[GRASS-user] How GRASS loads raster images into memory?
Glynn Clements
glynn at gclements.plus.com
Sat Aug 17 01:49:05 PDT 2013
Andranik Hayrapetyan wrote:
> I would like to understand how GRASS loads raster images into memory to
> perform calculations on them.
> Does it load the entire image into memory and only then do the calculation
> on them, or it loads image into memory by portions sequentially?
The lowest-level read operation reads a specific row into memory. The
lowest-level write operation writes the next row from memory. IOW,
rows can be read in any order but must be written sequentially.
The native GRASS raster format includes a row index, so that rows can
be read out of order, and rows which aren't read can be skipped over.

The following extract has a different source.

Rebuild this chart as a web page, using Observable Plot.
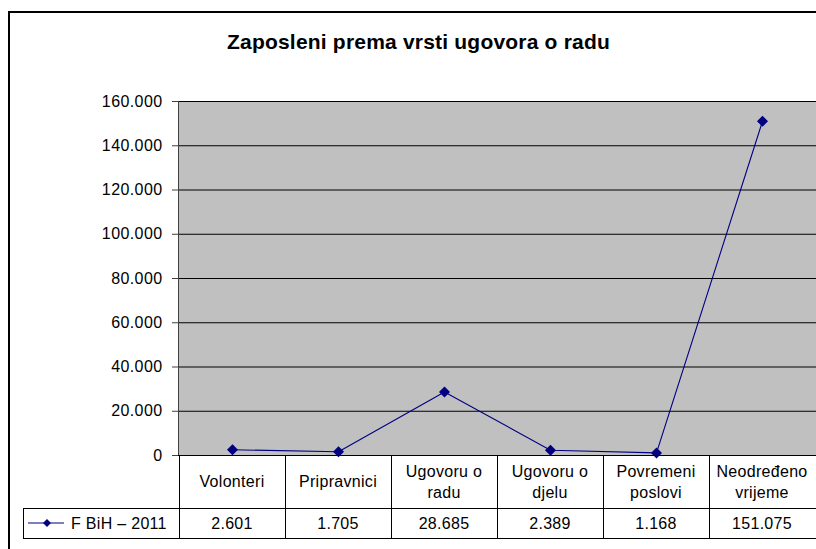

Modules which need more than one row at a time typically maintain a
sliding window of consecutive rows. This may be done using the rowio
library or within the application code.
Modules which have non-sequential access patterns (e.g. r.proj)
typically create a temporary copy in a format which is more suited to
random access. This may be done using the segment library or within
the application code.
A few modules (e.g. i.fft) read the entire map into contiguous memory.
This is typically restricted to modules where use of a tile cache
isn't practical and/or the algorithmic complexity is such that the
processing time would become a problem before the memory consumption
does.
> Or may be this depends on specific module?
> In particular I am interested in 2 modules: *r.mapcalc* and *r.patch*.
r.patch just uses row-by-row access. r.mapcalc uses the rowio library
if the expression uses a neighbourhood modifier with a vertical
component, otherwise it just uses row-by-row access.